Looking at this from the outside, it is obvious that the existing sugar factory is too small and another sugar factory needs to be licensed and built to handle cane as a crop. Secondly, BSI, or any other new factory producer operation should seek alternative markets for our sugar. Obviously we are prisoners of a colonial applied exploitive system, that is not to the advantage of local production. We need a different set of markets for sugar than Europe, or Tate and Lyle. We were recently double crossed by the Europeans who knowing that our Euro centric pseudo black ROYALIST Englishmen ( called Creoles ) in the port town controlling our government, continually look backwards, rather than forwards for newer ways of dealing with existing problems. The recent half year fuss over a European FREE TRADE ( EPA ) area agreement, for our CARICOM countries including Belize, was based on our being locked into the mind set, that our sugar industry majority buyer is the EU market. ( we do have some other markets, but not enough ) To save those 6000 jobs or more, the Government of Belize signed a 5 year contract with the EU if they would not cancel our market for sugar in the EU. The EU honored the agreement when our Royalist controlled government signed the agreement ( EPA ) along with other CARICOM, African and Pacific countries and we can still sell our sugar to the existing buyer. What happened though was outside the experience of our CABINET and bureaucrats. A month or two later after the arm twisting and blackmail and the signing of the EPA to open our markets to tariff free EU goods, the sugar price was immediately SLASHED by 36% from our EU buyer and is now being threatened with another slash in price. Obviously we in Belize are going to be forced out of the sugar producing business, as the writing is on the wall for everyone to see, if you will only look. In favor presumably of European sugar beet growers. The Europeans opened our import markets in that teaser EPA agreement and got the customs duties lifted for 5 years and now they are screwing us over again. Europeans PAAH!

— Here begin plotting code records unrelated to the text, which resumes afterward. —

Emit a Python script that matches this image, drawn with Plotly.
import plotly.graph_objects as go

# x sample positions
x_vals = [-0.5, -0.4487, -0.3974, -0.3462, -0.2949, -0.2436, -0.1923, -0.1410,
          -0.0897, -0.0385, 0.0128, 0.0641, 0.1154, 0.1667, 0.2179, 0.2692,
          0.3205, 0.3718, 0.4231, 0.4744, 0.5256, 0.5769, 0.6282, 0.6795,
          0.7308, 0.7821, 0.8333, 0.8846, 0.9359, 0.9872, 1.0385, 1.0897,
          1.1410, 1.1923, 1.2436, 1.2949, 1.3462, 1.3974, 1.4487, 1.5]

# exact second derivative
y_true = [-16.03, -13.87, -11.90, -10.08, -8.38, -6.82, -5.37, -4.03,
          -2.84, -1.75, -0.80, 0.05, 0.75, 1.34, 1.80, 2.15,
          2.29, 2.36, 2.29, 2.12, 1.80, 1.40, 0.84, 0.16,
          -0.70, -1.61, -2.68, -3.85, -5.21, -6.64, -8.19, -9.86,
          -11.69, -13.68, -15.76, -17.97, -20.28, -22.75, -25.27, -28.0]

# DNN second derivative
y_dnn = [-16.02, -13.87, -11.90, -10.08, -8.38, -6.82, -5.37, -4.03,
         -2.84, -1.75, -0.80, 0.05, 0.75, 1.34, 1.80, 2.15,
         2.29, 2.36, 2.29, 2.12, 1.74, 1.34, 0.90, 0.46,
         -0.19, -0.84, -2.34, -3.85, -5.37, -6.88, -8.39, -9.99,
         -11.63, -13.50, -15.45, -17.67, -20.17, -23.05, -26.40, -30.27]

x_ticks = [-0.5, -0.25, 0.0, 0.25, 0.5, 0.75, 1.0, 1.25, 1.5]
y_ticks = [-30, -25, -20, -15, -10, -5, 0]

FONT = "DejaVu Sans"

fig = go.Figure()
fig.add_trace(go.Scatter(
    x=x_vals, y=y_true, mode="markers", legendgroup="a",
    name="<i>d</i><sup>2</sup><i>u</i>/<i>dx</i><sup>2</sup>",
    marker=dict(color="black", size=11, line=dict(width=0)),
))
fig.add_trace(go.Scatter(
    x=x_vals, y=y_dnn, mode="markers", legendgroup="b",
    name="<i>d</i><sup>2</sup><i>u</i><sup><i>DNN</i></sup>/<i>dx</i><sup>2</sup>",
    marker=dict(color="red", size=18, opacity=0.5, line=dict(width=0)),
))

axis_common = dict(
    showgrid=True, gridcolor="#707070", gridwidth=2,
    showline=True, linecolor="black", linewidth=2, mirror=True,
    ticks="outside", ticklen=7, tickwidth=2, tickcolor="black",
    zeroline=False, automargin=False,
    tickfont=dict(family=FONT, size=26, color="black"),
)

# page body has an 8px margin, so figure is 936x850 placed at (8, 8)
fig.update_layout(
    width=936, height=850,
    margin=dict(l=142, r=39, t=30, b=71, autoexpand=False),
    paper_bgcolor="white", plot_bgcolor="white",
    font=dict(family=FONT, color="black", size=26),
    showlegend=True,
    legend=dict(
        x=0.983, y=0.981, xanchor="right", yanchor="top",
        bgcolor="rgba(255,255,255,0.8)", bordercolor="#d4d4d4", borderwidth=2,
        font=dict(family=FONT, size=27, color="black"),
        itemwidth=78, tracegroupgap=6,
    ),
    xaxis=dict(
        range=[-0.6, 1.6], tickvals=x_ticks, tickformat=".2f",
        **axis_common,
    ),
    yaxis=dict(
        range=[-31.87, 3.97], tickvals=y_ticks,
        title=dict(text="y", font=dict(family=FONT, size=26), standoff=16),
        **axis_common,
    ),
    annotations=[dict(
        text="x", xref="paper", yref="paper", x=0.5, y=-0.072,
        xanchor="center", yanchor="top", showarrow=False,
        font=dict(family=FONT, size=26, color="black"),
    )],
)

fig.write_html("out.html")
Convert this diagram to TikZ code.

With or without the EU sugar buyers, it is obvious we better find some other agriculture pursuit for those 6000 cane farmers. While the EU is giving us some grants in foreign AID, we are getting far more from both TAIWAN and VENEZUELA in amounts. Just raising sugar cane quality is not going to solve the problem of EU sugar beet competition, or the rapaciousness and deceitfulness of ex-colonial masters, double dealing which is going to kill our sugar industry. This industry is dead in Belize, we are just flopping around like a chicken with it’s head cut off right now, at the mercy of those EU people wielding the axe.

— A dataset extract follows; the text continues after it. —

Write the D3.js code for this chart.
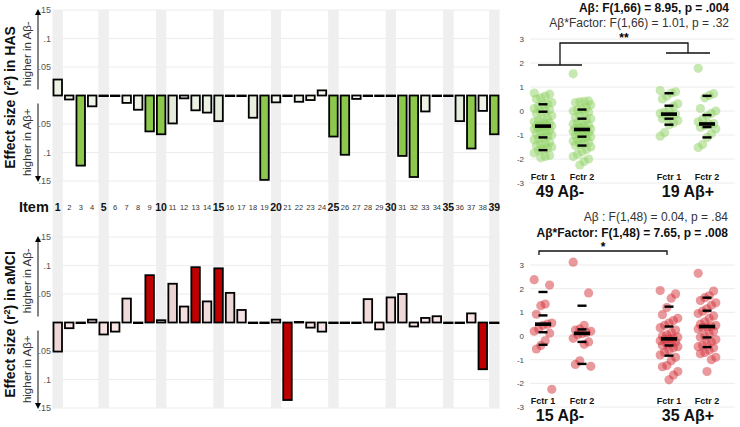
<!DOCTYPE html>
<html><head><meta charset="utf-8">
<script src="https://cdn.jsdelivr.net/npm/d3@7"></script>
<style>body{margin:0;background:#fff;font-family:Arial,"Liberation Sans",sans-serif;}</style>
</head><body><svg id="c" width="740" height="427"></svg>
<script>
// ---------- DATA ----------
const items = d3.range(1, 40);
const boldItems = [1,5,10,15,20,25,30,35,39];
const hasValues = [0.028,-0.007,-0.123,-0.019,-0.001,0,-0.013,-0.025,-0.063,-0.068,-0.049,-0.005,-0.026,-0.030,-0.045,0,0,-0.039,-0.148,-0.012,0,-0.011,-0.008,0.009,-0.072,-0.104,-0.006,0,0,0,-0.106,-0.143,-0.028,0,0,-0.045,-0.093,-0.027,-0.068];
const hasSig = [3,9,10,19,25,26,31,32,37,39];
const mciValues = [-0.051,-0.010,0,0.005,-0.021,-0.016,0.042,0,0.083,0.004,0.068,0.028,0.097,0.037,0.095,0.052,0.022,0,0,0.005,-0.136,0.001,-0.009,-0.016,0,0,0,0.041,-0.012,0.044,0.050,-0.007,0.008,0.011,0,0,0.016,-0.082,0];
const mciSig = [9,13,15,21,38];
const effectTicks = [0.05,0.1,0.15];
const effectTickLabels = [".05",".1",".15"];
const scoreTicks = [3,2,1,0,-1,-2,-3];

// HAS scatter (factor scores)
const hasNegF1 = [0.75,0.7,0.62,0.55,0.5,0.35,0.3,0.28,0.2,0.1,0.05,0.0,-0.03,-0.1,-0.2,-0.3,-0.35,-0.4,-0.45,-0.5,-0.55,-0.6,-0.62,-0.63,-0.65,-0.68,-0.7,-0.75,-0.8,-0.85,-0.9,-0.95,-1.0,-1.05,-1.1,-1.15,-1.2,-1.3,-1.35,-1.4,-1.45,-1.5,-1.55,-1.6,-1.65,-1.75,-1.85,-1.9,-1.95];
const hasNegF2 = [1.55,0.42,0.4,0.38,0.35,0.25,0.15,0.08,0.05,0.0,-0.05,-0.1,-0.2,-0.28,-0.32,-0.38,-0.45,-0.5,-0.55,-0.6,-0.65,-0.7,-0.72,-0.75,-0.77,-0.8,-0.82,-0.85,-0.9,-0.95,-1.0,-1.03,-1.07,-1.1,-1.15,-1.2,-1.25,-1.3,-1.35,-1.4,-1.44,-1.5,-1.6,-1.7,-1.8,-1.9,-2.0,-2.1,-2.25];
const hasPosF1 = [0.85,0.8,0.75,0.62,0.5,0.3,0.2,0.05,-0.05,-0.1,-0.13,-0.18,-0.25,-0.32,-0.4,-0.5,-0.57,-0.9,-1.05];
const hasPosF2 = [1.78,0.72,0.65,0.55,0.1,0.0,-0.1,-0.2,-0.35,-0.45,-0.52,-0.55,-0.6,-0.68,-0.75,-0.95,-1.1,-1.4,-1.52];
// percentile markers [90,75,50,25,10]
const hasNegF1Q = [0.28,-0.03,-0.63,-1.10,-1.63];
const hasNegF2Q = [0.06,-0.32,-0.77,-1.07,-1.44];
const hasPosF1Q = [0.74,0.22,-0.13,-0.32,-0.57];
const hasPosF2Q = [0.63,-0.17,-0.54,-0.67,-1.10];

// aMCI scatter
const mciNegF1 = [2.38,2.15,1.35,1.28,0.92,0.55,0.5,0.45,0.3,0.2,0.12,-0.2,-0.4,-0.55,-2.25];
const mciNegF2 = [3.12,1.82,0.45,0.3,0.25,0.2,0.15,0.1,0.05,-0.1,-0.25,-0.35,-1.05,-1.2,-1.28];
const mciPosF1 = [1.92,1.78,1.6,1.2,0.9,0.75,0.65,0.55,0.45,0.35,0.25,0.15,0.05,0.0,-0.05,-0.1,-0.12,-0.15,-0.2,-0.25,-0.3,-0.35,-0.4,-0.45,-0.5,-0.6,-0.7,-0.8,-0.9,-1.05,-1.25,-1.3,-1.5,-1.65,-1.85];
const mciPosF2 = [2.65,1.9,1.7,1.62,1.5,1.4,1.3,1.15,1.05,0.95,0.85,0.75,0.6,0.5,0.45,0.4,0.38,0.35,0.3,0.2,0.1,0.0,-0.05,-0.15,-0.25,-0.3,-0.4,-0.45,-0.5,-0.6,-0.7,-0.75,-0.9,-1.0,-1.5];
const mciNegF1Q = [1.86,0.87,0.50,0.16,-0.37];
const mciNegF2Q = [1.28,0.28,0.11,-0.25,-1.18];
const mciPosF1Q = [1.24,0.40,-0.12,-0.40,-0.83];
const mciPosF2Q = [1.62,1.07,0.40,-0.06,-0.47];

const groupLabels = ["Fctr 1","Fctr 2","Fctr 1","Fctr 2"];
const hasGroupTitles = ["49 Aβ-","19 Aβ+"];
const mciGroupTitles = ["15 Aβ-","35 Aβ+"];

// ---------- DRAW ----------
const svg = d3.select("#c");
const x = d3.scaleBand().domain(items).range([52, 500]).paddingInner(0.12).paddingOuter(0.06);

svg.append("g").selectAll("rect").data(boldItems).join("rect")
  .attr("x", d => x(d)).attr("width", x.bandwidth())
  .attr("y", 10).attr("height", 398).attr("fill", "#efefef");

function barChart(values, sig, y0, y1, color, lightA, lightB, title) {
  const y = d3.scaleLinear().domain([-0.15, 0.15]).range([y1, y0]);
  const g = svg.append("g");
  const gl = [];
  effectTicks.forEach(t => { gl.push(t); gl.push(-t); });
  g.selectAll("line.grid").data(gl).join("line")
    .attr("x1", 52).attr("x2", 500).attr("y1", d => y(d)).attr("y2", d => y(d))
    .attr("stroke", "#ececec").attr("stroke-width", 1);
  g.selectAll("rect.sh").data(boldItems).join("rect")
    .attr("x", d => x(d)).attr("width", x.bandwidth())
    .attr("y", y0).attr("height", y1 - y0).attr("fill", "#efefef");
  effectTicks.forEach((t, i) => {
    [t, -t].forEach(v => {
      g.append("text").attr("x", 51).attr("y", y(v) + 3).attr("text-anchor", "end")
        .attr("font-size", 9).attr("fill", "#555").text(effectTickLabels[i]);
    });
  });
  const ax = 38, z = y(0);
  g.append("line").attr("x1", ax).attr("x2", ax).attr("y1", y0 + 3).attr("y2", z - 6).attr("stroke", "#333").attr("stroke-width", 1.2);
  g.append("line").attr("x1", ax).attr("x2", ax).attr("y1", z + 8).attr("y2", y1 - 3).attr("stroke", "#333").attr("stroke-width", 1.2);
  g.append("path").attr("d", `M${ax-3},${y0+5}L${ax},${y0-1}L${ax+3},${y0+5}Z`).attr("fill", "#000");
  g.append("path").attr("d", `M${ax-3},${y1-5}L${ax},${y1+1}L${ax+3},${y1-5}Z`).attr("fill", "#000");
  g.append("text").attr("transform", `translate(31,${(y0 + z) / 2 + 1}) rotate(-90)`).attr("text-anchor", "middle")
    .attr("font-size", 11.5).attr("fill", "#333").text("higher in Aβ-");
  g.append("text").attr("transform", `translate(31,${(z + y1) / 2 + 4}) rotate(-90)`).attr("text-anchor", "middle")
    .attr("font-size", 11.5).attr("fill", "#333").text("higher in Aβ+");
  const tt = g.append("text").attr("transform", `translate(15,${z + 2}) rotate(-90)`).attr("text-anchor", "middle")
    .attr("font-size", 14).attr("font-weight", "bold").attr("fill", "#111");
  tt.append("tspan").text("Effect size (r");
  tt.append("tspan").attr("font-size", 9).attr("dy", -5).text("2");
  tt.append("tspan").attr("dy", 5).text(") in " + title);
  const data = items.map((it, i) => ({it, v: values[i]}));
  const shade = d3.scaleLinear().domain([0, 0.06]).range([lightA, lightB]).clamp(true);
  g.selectAll("rect.bar").data(data).join("rect")
    .attr("x", d => x(d.it) + 0.8).attr("width", x.bandwidth() - 1.6)
    .attr("y", d => Math.min(y(d.v), y(0)))
    .attr("height", d => Math.max(Math.abs(y(d.v) - y(0)), 0.6))
    .attr("fill", d => sig.includes(d.it) ? color : shade(Math.abs(d.v)))
    .attr("stroke", "#000").attr("stroke-width", 1.8);
}
barChart(hasValues, hasSig, 10, 181, "#8cc84b", "#f6faf1", "#dfe9d6", "HAS");
barChart(mciValues, mciSig, 237, 408, "#c00000", "#fdeaea", "#ead3d3", "aMCI");

svg.append("text").attr("x", 19).attr("y", 212).attr("font-size", 14.5).attr("font-weight", "bold").attr("fill", "#111").text("Item");
svg.append("g").selectAll("text").data(items).join("text")
  .attr("x", d => x(d) + x.bandwidth() / 2).attr("y", d => boldItems.includes(d) ? 211 : 210)
  .attr("text-anchor", "middle")
  .attr("font-size", d => boldItems.includes(d) ? 10.5 : 7.5)
  .attr("font-weight", d => boldItems.includes(d) ? "bold" : "normal")
  .attr("fill", d => boldItems.includes(d) ? "#111" : "#333")
  .text(d => d);

const gx = [543, 582, 669, 707];
function scatter(y0, y1, groups, quants, color, titles) {
  const y = d3.scaleLinear().domain([-3, 3]).range([y1, y0]);
  const g = svg.append("g");
  g.selectAll("line.grid").data(scoreTicks).join("line")
    .attr("x1", 530).attr("x2", 735).attr("y1", d => y(d)).attr("y2", d => y(d))
    .attr("stroke", "#ececec");
  g.selectAll("text.tk").data(scoreTicks).join("text")
    .attr("x", 524).attr("y", d => y(d) + 3).attr("text-anchor", "end")
    .attr("font-size", 8).attr("fill", "#444").text(d => d);
  groups.forEach((vals, gi) => {
    g.append("g").selectAll("circle").data(vals).join("circle")
      .attr("cx", (d, i) => gx[gi] + ((((i * 7) % 9) - 4) * 2.2))
      .attr("cy", d => y(d)).attr("r", 4.6)
      .attr("fill", color).attr("fill-opacity", 0.5);
    quants[gi].forEach((q, qi) => {
      const w = qi === 2 ? 16 : 9, h = qi === 2 ? 3.6 : 2.4;
      g.append("rect").attr("x", gx[gi] - w / 2).attr("y", y(q) - h / 2)
        .attr("width", w).attr("height", h).attr("fill", "#000");
    });
    g.append("text").attr("x", gx[gi]).attr("y", y1 - 3).attr("text-anchor", "middle")
      .attr("font-size", 9).attr("font-weight", "bold").attr("fill", "#111").text(groupLabels[gi]);
  });
  g.append("text").attr("x", 560).attr("y", y1 + 14).attr("text-anchor", "middle")
    .attr("font-size", 16).attr("font-weight", "bold").attr("fill", "#111").text(titles[0]);
  g.append("text").attr("x", 688).attr("y", y1 + 14).attr("text-anchor", "middle")
    .attr("font-size", 16).attr("font-weight", "bold").attr("fill", "#111").text(titles[1]);
  return y;
}
scatter(39, 183, [hasNegF1, hasNegF2, hasPosF1, hasPosF2], [hasNegF1Q, hasNegF2Q, hasPosF1Q, hasPosF2Q], "#8fd263", hasGroupTitles);
scatter(265, 407, [mciNegF1, mciNegF2, mciPosF1, mciPosF2], [mciNegF1Q, mciNegF2Q, mciPosF1Q, mciPosF2Q], "#d4323a", mciGroupTitles);

svg.append("text").attr("x", 729).attr("y", 12).attr("text-anchor", "end").attr("font-size", 12)
  .attr("font-weight", "bold").attr("fill", "#111").text("Aβ: F(1,66) = 8.95, p = .004");
svg.append("text").attr("x", 729).attr("y", 27).attr("text-anchor", "end").attr("font-size", 12)
  .attr("fill", "#333").text("Aβ*Factor: F(1,66) = 1.01, p = .32");
const br = svg.append("g").attr("fill", "none").attr("stroke", "#111").attr("stroke-width", 1.3);
br.append("path").attr("d", "M538,65H582M560,65V43H688V53M666,53H710");
svg.append("text").attr("x", 624).attr("y", 42).attr("text-anchor", "middle").attr("font-size", 12).attr("font-weight", "bold").text("**");

svg.append("text").attr("x", 728).attr("y", 221).attr("text-anchor", "end").attr("font-size", 12)
  .attr("fill", "#333").text("Aβ : F(1,48) = 0.04, p = .84");
svg.append("text").attr("x", 728).attr("y", 237).attr("text-anchor", "end").attr("font-size", 12)
  .attr("font-weight", "bold").attr("fill", "#111").text("Aβ*Factor: F(1,48) = 7.65, p = .008");
br.append("path").attr("d", "M539,255V251H667V255");
svg.append("text").attr("x", 603).attr("y", 251).attr("text-anchor", "middle").attr("font-size", 12).attr("font-weight", "bold").text("*");
</script></body></html>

If you want to keep the sugar industry, it is going to have to be smaller, leaner and more competitive. Even then it is not too sure! It is time to find a new game. The deck in this one is stacked against Belize right now, unless we find newer markets in ASIA, or CANADA, or someplace else than the EU. Otherwise lets find markets for vegetables or something else and switch our agriculture mainstay crops and diversify our markets for a change.